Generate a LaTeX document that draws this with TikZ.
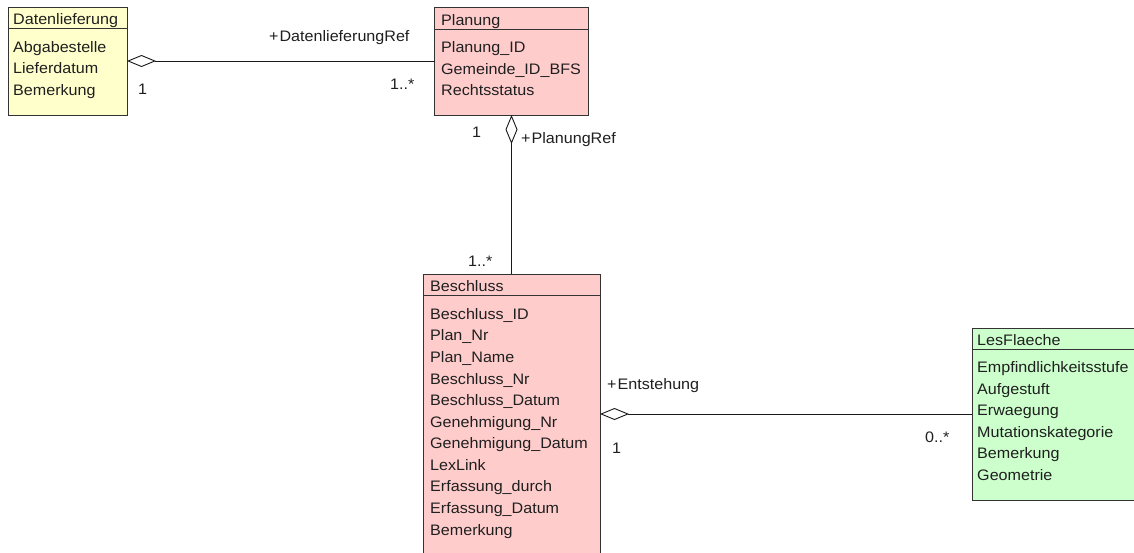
\documentclass[tikz,border=0pt]{standalone}
\usepackage{fontspec}
\setmainfont{Liberation Sans}[FakeStretch=1.06]
\usetikzlibrary{arrows.meta}
\definecolor{yel}{HTML}{FFFFCC}
\definecolor{pnk}{HTML}{FFCCCC}
\definecolor{grn}{HTML}{CCFFCC}
\definecolor{bord}{HTML}{333333}
\begin{document}
\begin{tikzpicture}[x=1pt,y=-1pt,
  cls/.style={draw=bord, line width=0.9pt, rectangle, inner sep=0pt, outer sep=0pt, anchor=north west},
  hdr/.style={draw=bord, line width=0.9pt},
  txt/.style={anchor=base west, inner sep=0pt, font=\fontsize{15.2}{18}\selectfont, text=black!88},
  conn/.style={line width=0.9pt, black!90},
  agg/.style={conn, {Diamond[open, length=29pt, width=12pt, line width=0.9pt]}-}
]
\useasboundingbox (0,0) rectangle (1134,552);
\clip (0,0) rectangle (1134,552);
\fill[white] (0,0) rectangle (1134,552);

% classes
\node[cls, fill=yel, minimum width=119pt, minimum height=108pt] (dl) at (8,7) {};
\node[cls, fill=pnk, minimum width=154pt, minimum height=108pt] (plan) at (434.5,7) {};
\node[cls, fill=pnk, minimum width=177pt, minimum height=300pt] (besch) at (423,274) {};
\node[cls, fill=grn, minimum width=180pt, minimum height=172pt] (les) at (972,328) {};

\draw[hdr] ([yshift=-21.5pt]dl.north west) -- ([yshift=-21.5pt]dl.north east);
\draw[hdr] ([yshift=-22pt]plan.north west) -- ([yshift=-22pt]plan.north east);
\draw[hdr] ([yshift=-21.5pt]besch.north west) -- ([yshift=-21.5pt]besch.north east);
\draw[hdr] ([yshift=-21pt]les.north west) -- ([yshift=-21pt]les.north east);

% Datenlieferung
\node[txt] (dlh) at (13,24) {Datenlieferung};
\node[txt] (dla1) at (13,52) {Abgabestelle};
\node[txt] (dla2) at (13,73.5) {Lieferdatum};
\node[txt] (dla3) at (13,95) {Bemerkung};

% Planung
\node[txt] (plh) at (441,25) {Planung};
\node[txt] (pla1) at (441,52.5) {Planung\_ID};
\node[txt] (pla2) at (441,74) {Gemeinde\_ID\_BFS};
\node[txt] (pla3) at (441,95.5) {Rechtsstatus};

% Beschluss
\node[txt] (beh) at (430,291.5) {Beschluss};
\foreach \t [count=\i from 0] in {Beschluss\_ID,Plan\_Nr,Plan\_Name,Beschluss\_Nr,Beschluss\_Datum,Genehmigung\_Nr,Genehmigung\_Datum,LexLink,Erfassung\_durch,Erfassung\_Datum,Bemerkung}
  \node[txt] (bea\i) at (430,319.3+21.57*\i) {\t};

% LesFlaeche
\node[txt] (leh) at (977,345.5) {LesFlaeche};
\foreach \t [count=\i from 0] in {Empfindlichkeitsstufe,Aufgestuft,Erwaegung,Mutationskategorie,Bemerkung,Geometrie}
  \node[txt] (lea\i) at (977,372.7+21.5*\i) {\t};

% connectors
\draw[agg] (dl.east) -- (plan.west);
\draw[agg] (plan.south) -- (besch.north);
\draw[agg] (besch.east |- les.west) -- (les.west);

% labels
\node[txt] (l1) at (269,41.5) {+\hspace{1pt}DatenlieferungRef};
\node[txt] (l2) at (138,94) {1};
\node[txt] (l3) at (390,89) {1..*};
\node[txt] (l4) at (472,137) {1};
\node[txt] (l5) at (521,143) {+\hspace{1pt}PlanungRef};
\node[txt] (l6) at (468,266) {1..*};
\node[txt] (l7) at (607,389) {+\hspace{1pt}Entstehung};
\node[txt] (l8) at (612,453) {1};
\node[txt] (l9) at (925,442) {0..*};
\end{tikzpicture}
\end{document}
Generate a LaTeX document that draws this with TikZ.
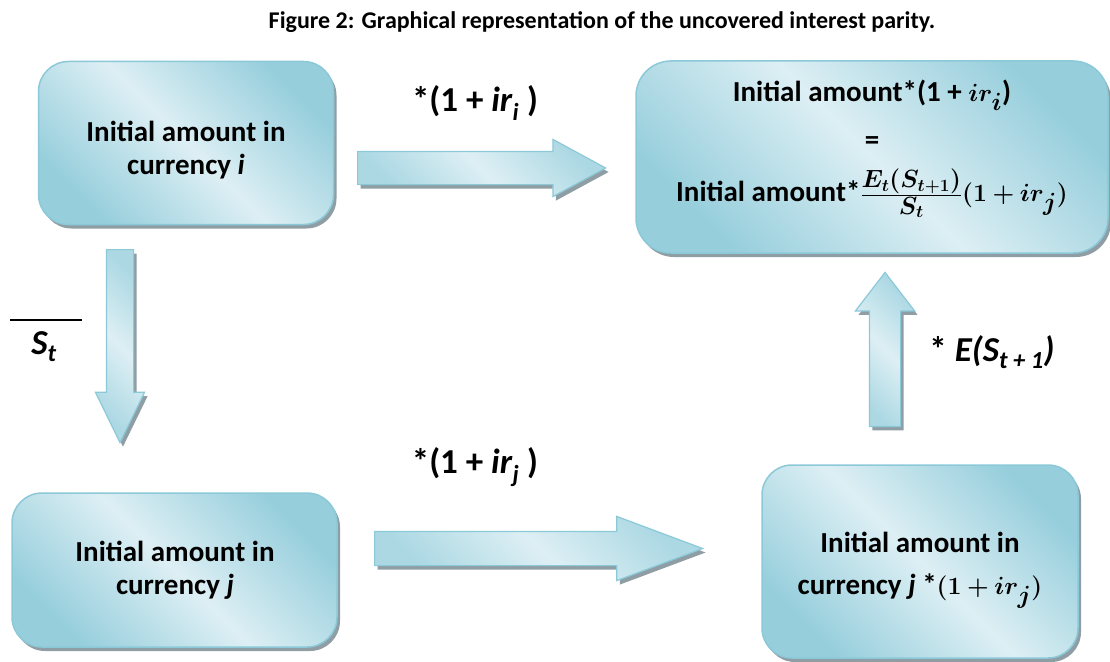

SET TASK
Reproduce all of the data exactly; the pictures do not belong in the copy.

ANSWER TO THE PROBLEM
Generate a LaTeX document that draws this with TikZ.
\documentclass[tikz,border=0pt]{standalone}
\usepackage{fontspec}
\setmainfont{Liberation Sans}[FakeStretch=1.06]
\usetikzlibrary{arrows.meta}
\definecolor{yel}{HTML}{FFFFCC}
\definecolor{pnk}{HTML}{FFCCCC}
\definecolor{grn}{HTML}{CCFFCC}
\definecolor{bord}{HTML}{333333}
\begin{document}
\begin{tikzpicture}[x=1pt,y=-1pt,
  cls/.style={draw=bord, line width=0.9pt, rectangle, inner sep=0pt, outer sep=0pt, anchor=north west},
  hdr/.style={draw=bord, line width=0.9pt},
  txt/.style={anchor=base west, inner sep=0pt, font=\fontsize{15.2}{18}\selectfont, text=black!88},
  conn/.style={line width=0.9pt, black!90},
  agg/.style={conn, {Diamond[open, length=29pt, width=12pt, line width=0.9pt]}-}
]
\useasboundingbox (0,0) rectangle (1134,552);
\clip (0,0) rectangle (1134,552);
\fill[white] (0,0) rectangle (1134,552);

% classes
\node[cls, fill=yel, minimum width=119pt, minimum height=108pt] (dl) at (8,7) {};
\node[cls, fill=pnk, minimum width=154pt, minimum height=108pt] (plan) at (434.5,7) {};
\node[cls, fill=pnk, minimum width=177pt, minimum height=300pt] (besch) at (423,274) {};
\node[cls, fill=grn, minimum width=180pt, minimum height=172pt] (les) at (972,328) {};

\draw[hdr] ([yshift=-21.5pt]dl.north west) -- ([yshift=-21.5pt]dl.north east);
\draw[hdr] ([yshift=-22pt]plan.north west) -- ([yshift=-22pt]plan.north east);
\draw[hdr] ([yshift=-21.5pt]besch.north west) -- ([yshift=-21.5pt]besch.north east);
\draw[hdr] ([yshift=-21pt]les.north west) -- ([yshift=-21pt]les.north east);

% Datenlieferung
\node[txt] (dlh) at (13,24) {Datenlieferung};
\node[txt] (dla1) at (13,52) {Abgabestelle};
\node[txt] (dla2) at (13,73.5) {Lieferdatum};
\node[txt] (dla3) at (13,95) {Bemerkung};

% Planung
\node[txt] (plh) at (441,25) {Planung};
\node[txt] (pla1) at (441,52.5) {Planung\_ID};
\node[txt] (pla2) at (441,74) {Gemeinde\_ID\_BFS};
\node[txt] (pla3) at (441,95.5) {Rechtsstatus};

% Beschluss
\node[txt] (beh) at (430,291.5) {Beschluss};
\foreach \t [count=\i from 0] in {Beschluss\_ID,Plan\_Nr,Plan\_Name,Beschluss\_Nr,Beschluss\_Datum,Genehmigung\_Nr,Genehmigung\_Datum,LexLink,Erfassung\_durch,Erfassung\_Datum,Bemerkung}
  \node[txt] (bea\i) at (430,319.3+21.57*\i) {\t};

% LesFlaeche
\node[txt] (leh) at (977,345.5) {LesFlaeche};
\foreach \t [count=\i from 0] in {Empfindlichkeitsstufe,Aufgestuft,Erwaegung,Mutationskategorie,Bemerkung,Geometrie}
  \node[txt] (lea\i) at (977,372.7+21.5*\i) {\t};

% connectors
\draw[agg] (dl.east) -- (plan.west);
\draw[agg] (plan.south) -- (besch.north);
\draw[agg] (besch.east |- les.west) -- (les.west);

% labels
\node[txt] (l1) at (269,41.5) {+\hspace{1pt}DatenlieferungRef};
\node[txt] (l2) at (138,94) {1};
\node[txt] (l3) at (390,89) {1..*};
\node[txt] (l4) at (472,137) {1};
\node[txt] (l5) at (521,143) {+\hspace{1pt}PlanungRef};
\node[txt] (l6) at (468,266) {1..*};
\node[txt] (l7) at (607,389) {+\hspace{1pt}Entstehung};
\node[txt] (l8) at (612,453) {1};
\node[txt] (l9) at (925,442) {0..*};
\end{tikzpicture}
\end{document}
Generate a LaTeX document that draws this with TikZ.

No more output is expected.